The present lecture also examines the fundamental legal, economic and social contexts of the immigration process and draws a comprehensive picture of the specific chronological segmentation and the various aspects of the settlement process in the environs of cities starting from the 1790’s and in the inhabited inner urban areas after 1840.
The second part of the lecture is devoted to the presentation of the spatial patters of Jewish settlement in Debrecen according to the following points of views:
• Initial steps of settlement, moving in the settlements in the vicinity of the city (-1840);
• Aspects and waves of settling to cities (1840-1867);
• Housing conditions and residence segregation, neighbourhood relations, rented and owned family homes, family structure and residence patterns of Jewish families (1869/70);
• The spatial layout of the established Jewish ritual and community institutions (1840-1870).
• Comparison of Debrecen Jewish settlement case to the others in Hungarian banned cities (urban in-settlements types in Hungary)
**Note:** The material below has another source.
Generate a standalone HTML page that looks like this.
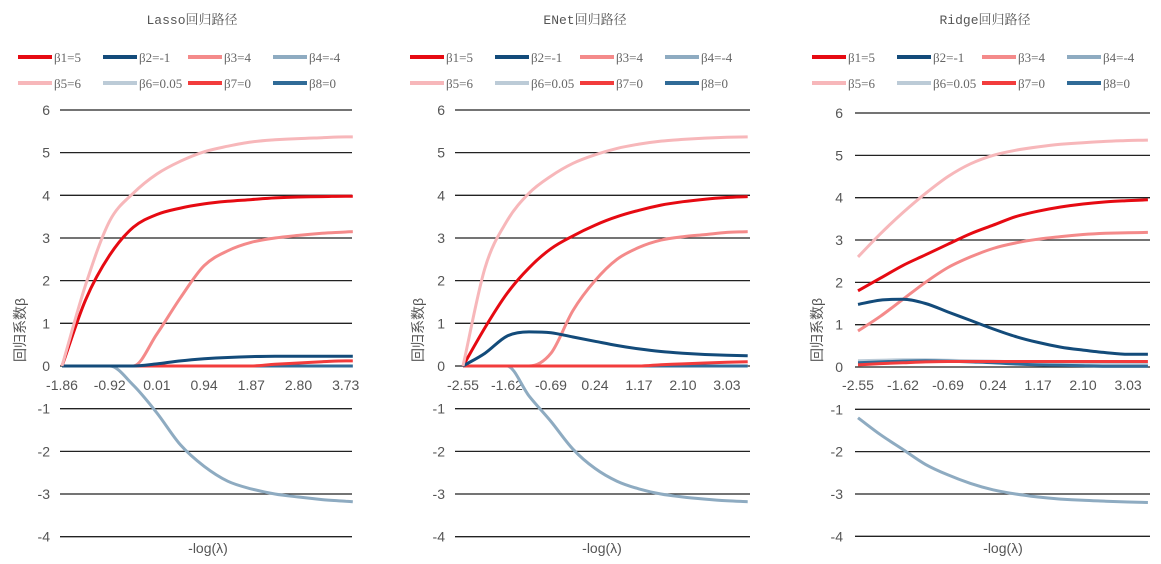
<!DOCTYPE html>
<html><head><meta charset="utf-8">
<style>
body{margin:0;background:#fff;width:1161px;height:564px;overflow:hidden}
svg{display:block}
.tk{font-family:"Liberation Sans","Noto Sans CJK SC",sans-serif;font-size:14px;fill:#555}
.lg{font-family:"Liberation Serif","Noto Serif CJK SC",serif;font-size:13px;fill:#666}
.tt{font-family:"Liberation Mono","Noto Serif CJK SC",serif;font-size:13px;fill:#555}
</style></head><body>
<svg id="c" width="1161" height="564"></svg>
<script>
const seriesNames=["β1=5","β2=-1","β3=4","β4=-4","β5=6","β6=0.05","β7=0","β8=0"];
const colors=["#e60a12","#134b7a","#f48a8a","#8eabc1","#f7b7ba","#bccbd7","#f23c3c","#306b97"];
const yTicks=[-4,-3,-2,-1,0,1,2,3,4,5,6];
const lassoX=[-1.86,-1.395,-0.92,-0.455,0.01,0.475,0.94,1.405,1.87,2.335,2.80,3.265,3.73,3.87];
const lassoTicks=["-1.86","-0.92","0.01","0.94","1.87","2.80","3.73"];
const lassoB1=[0,1.55,2.6,3.25,3.55,3.7,3.8,3.86,3.9,3.94,3.96,3.97,3.98,3.98];
const lassoB2=[0,0,0,0,0.05,0.12,0.17,0.2,0.22,0.23,0.23,0.23,0.23,0.23];
const lassoB3=[0,0,0,0,0.75,1.6,2.35,2.7,2.9,3.0,3.06,3.11,3.14,3.15];
const lassoB4=[0,0,0,-0.45,-1.1,-1.85,-2.35,-2.7,-2.88,-3.0,-3.07,-3.13,-3.17,-3.18];
const lassoB5=[0,1.9,3.4,4.05,4.5,4.8,5.02,5.15,5.25,5.3,5.33,5.35,5.37,5.37];
const lassoB6=[0,0,0,0,0,0,0,0,0,0,0,0,0,0];
const lassoB7=[0,0,0,0,0,0,0,0,0,0.04,0.07,0.1,0.12,0.12];
const lassoB8=[0,0,0,0,0,0,0,0,0,0,0,0,0,0];
const enetX=[-2.55,-2.085,-1.62,-1.155,-0.69,-0.225,0.24,0.705,1.17,1.635,2.10,2.565,3.03,3.47];
const enetTicks=["-2.55","-1.62","-0.69","0.24","1.17","2.10","3.03"];
const enetB1=[0,0.9,1.7,2.3,2.75,3.05,3.3,3.5,3.65,3.77,3.85,3.91,3.95,3.97];
const enetB2=[0,0.3,0.7,0.8,0.78,0.68,0.58,0.48,0.4,0.34,0.3,0.27,0.25,0.24];
const enetB3=[0,0,0,0,0.3,1.3,2.0,2.5,2.78,2.95,3.03,3.08,3.13,3.15];
const enetB4=[0,0,0,-0.7,-1.3,-1.95,-2.4,-2.7,-2.88,-3.0,-3.07,-3.12,-3.16,-3.18];
const enetB5=[0,2.3,3.4,4.05,4.45,4.75,4.95,5.1,5.2,5.27,5.31,5.34,5.36,5.37];
const enetB6=[0,0,0,0,0,0,0,0,0,0,0,0,0,0];
const enetB7=[0,0,0,0,0,0,0,0,0,0.03,0.05,0.07,0.09,0.1];
const enetB8=[0,0,0,0,0,0,0,0,0,0,0,0,0,0];
const ridgeX=[-2.55,-2.085,-1.62,-1.155,-0.69,-0.225,0.24,0.705,1.17,1.635,2.10,2.565,3.03,3.44];
const ridgeTicks=["-2.55","-1.62","-0.69","0.24","1.17","2.10","3.03"];
const ridgeB1=[1.8,2.1,2.4,2.65,2.9,3.15,3.35,3.55,3.68,3.78,3.85,3.9,3.93,3.95];
const ridgeB2=[1.48,1.58,1.6,1.5,1.3,1.1,0.9,0.72,0.58,0.47,0.4,0.34,0.3,0.3];
const ridgeB3=[0.85,1.2,1.6,2.0,2.35,2.6,2.8,2.93,3.02,3.08,3.13,3.16,3.17,3.18];
const ridgeB4=[-1.2,-1.6,-1.95,-2.3,-2.55,-2.75,-2.9,-3.0,-3.07,-3.12,-3.15,-3.17,-3.19,-3.2];
const ridgeB5=[2.6,3.15,3.65,4.1,4.5,4.8,5.0,5.12,5.2,5.26,5.3,5.33,5.35,5.36];
const ridgeB6=[0.15,0.16,0.17,0.17,0.16,0.15,0.14,0.12,0.1,0.09,0.08,0.07,0.07,0.07];
const ridgeB7=[0.05,0.08,0.1,0.12,0.13,0.13,0.13,0.13,0.13,0.13,0.13,0.13,0.13,0.13];
const ridgeB8=[0.1,0.12,0.14,0.15,0.14,0.12,0.1,0.07,0.05,0.04,0.03,0.02,0.02,0.02];

const NS="http://www.w3.org/2000/svg";
const svg=document.getElementById('c');
function mk(t,a,p){const e=document.createElementNS(NS,t);for(const k in a)e.setAttribute(k,a[k]);(p||svg).appendChild(e);return e;}
function smooth(pts){
 const n=pts.length,d=[],m=[];
 for(let i=0;i<n-1;i++)d.push((pts[i+1][1]-pts[i][1])/(pts[i+1][0]-pts[i][0]));
 for(let i=0;i<n;i++){
  if(i===0)m.push(d[0]);else if(i===n-1)m.push(d[n-2]);
  else m.push(d[i-1]*d[i]<=0?0:(d[i-1]+d[i])/2);
 }
 for(let i=0;i<n-1;i++){
  if(d[i]===0){m[i]=0;m[i+1]=0;continue;}
  const a=m[i]/d[i],b=m[i+1]/d[i],s=a*a+b*b;
  if(s>9){const t=3/Math.sqrt(s);m[i]=t*a*d[i];m[i+1]=t*b*d[i];}
 }
 let p='M'+pts[0][0].toFixed(1)+','+pts[0][1].toFixed(1);
 for(let i=0;i<n-1;i++){
  const h=(pts[i+1][0]-pts[i][0])/3;
  p+=` C${(pts[i][0]+h).toFixed(1)},${(pts[i][1]+m[i]*h).toFixed(1)} ${(pts[i+1][0]-h).toFixed(1)},${(pts[i+1][1]-m[i+1]*h).toFixed(1)} ${pts[i+1][0].toFixed(1)},${pts[i+1][1].toFixed(1)}`;
 }
 return p;
}

const charts=[
 {key:"lasso",title:"Lasso回归路径",x:lassoX,ticks:lassoTicks,s:[lassoB1,lassoB2,lassoB3,lassoB4,lassoB5,lassoB6,lassoB7,lassoB8],
  gx0:60,gx1:352,px0:62,ppu:50.75,y0:366,ppy:42.67,ylab:50,ytitle:20,leg:18,tc:192,xc:208},
 {key:"enet",title:"ENet回归路径",x:enetX,ticks:enetTicks,s:[enetB1,enetB2,enetB3,enetB4,enetB5,enetB6,enetB7,enetB8],
  gx0:455,gx1:750,px0:463,ppu:47.3,y0:366,ppy:42.67,ylab:445,ytitle:418,leg:410,tc:585,xc:602},
 {key:"ridge",title:"Ridge回归路径",x:ridgeX,ticks:ridgeTicks,s:[ridgeB1,ridgeB2,ridgeB3,ridgeB4,ridgeB5,ridgeB6,ridgeB7,ridgeB8],
  gx0:855,gx1:1150,px0:858,ppu:48.4,y0:367,ppy:42.33,ylab:843,ytitle:817,leg:812,tc:985,xc:1003}
];
charts.forEach(c=>{
 const g=mk('g',{});
 
 
 const X=v=>c.px0+(v-c.x[0])*c.ppu;
 const Y=v=>c.y0-v*c.ppy;
 const t=mk('text',{x:c.tc,y:24,'text-anchor':'middle',class:'tt'},g);t.textContent=c.title;
 
 
 seriesNames.forEach((n,i)=>{
  const lx=c.leg+(i%4)*85, ly=i<4?57:83;
  const le=mk('g',{},g);
  
  
  mk('line',{x1:lx,y1:ly,x2:lx+34,y2:ly,stroke:colors[i],'stroke-width':4},le);
  const tx=mk('text',{x:lx+36,y:ly+5,class:'lg'},le);tx.textContent=n;
 });
 yTicks.forEach(v=>{
  const gl=mk('line',{x1:c.gx0,x2:c.gx1,y1:Y(v),y2:Y(v),stroke:'#222','stroke-width':1.3},g);
  
  
  const tl=mk('text',{x:c.ylab,y:Y(v)+5,'text-anchor':'end',class:'tk'},g);tl.textContent=v;
  
  
 });
 c.ticks.forEach(s=>{
  const tl=mk('text',{x:X(parseFloat(s)),y:390,'text-anchor':'middle',class:'tk'},g);tl.textContent=s;
  
  
 });
 const yt=mk('text',{x:0,y:0,transform:`translate(${c.ytitle+5},330) rotate(-90)`,'text-anchor':'middle',class:'tk'},g);yt.textContent='回归系数β';
 
 
 const xt=mk('text',{x:c.xc,y:553,'text-anchor':'middle',class:'tk'},g);xt.textContent='-log(λ)';
 
 
 [5,2,0,3,7,6,1,4].forEach(i=>{
  const pts=c.s[i].map((v,j)=>[X(c.x[j]),Y(v)]);
  const p=mk('path',{d:smooth(pts),fill:'none',stroke:colors[i],'stroke-width':3,'stroke-linejoin':'round'},g);
  
  
 });
});
</script>
</body></html>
Apart from the comparative summary of the various research conclusions, the closing part of the final section of the lecture strives to raise and reconsider the research methodology issues of integration, acculturation and urban residence segregation on the basis of the study based on the findings and resources of the Geoinformatic Social History Database of Debrecen (GISHDD).
Research results provide a way to rethink the interpretations of the birth of modern Hungarian Nation, acculturation/integration, inside borders, segregation or/and cooperation of communities creating Hungarian Nation inside or outside of the National State.
Brief Professional Bio:
János Mazsu is Professor of Social and Economic History at Debrecen University (Faculty of Economics and Business Administration), Debrecen, Hungary. He is an expert in Social and Intellectual History, he served as Ránki György Chair (Indiana University) and has been active in the Jean Monnet program. Selected publications: "The Social History of the Hungarian Intelligentsia, 1825–1914". Atlantic Research and Publications, Boulder. Atlantic Studies on Society in Change 89. New York, Columbia University Press, 1997. 292.p. G. Szabó-Módi-Mazsu. "Debrecen, a cívis város" (Debrecen, the civis city). Hungarian, English, German). Budapest, 2003. 320.p. "A jó polgár" (The good citizen) with Setényi János. Debrecen, 1996. "Iparosodás és modernizáció"(Industrializations and modernization) ed. and co-author, Debrecen, 1991.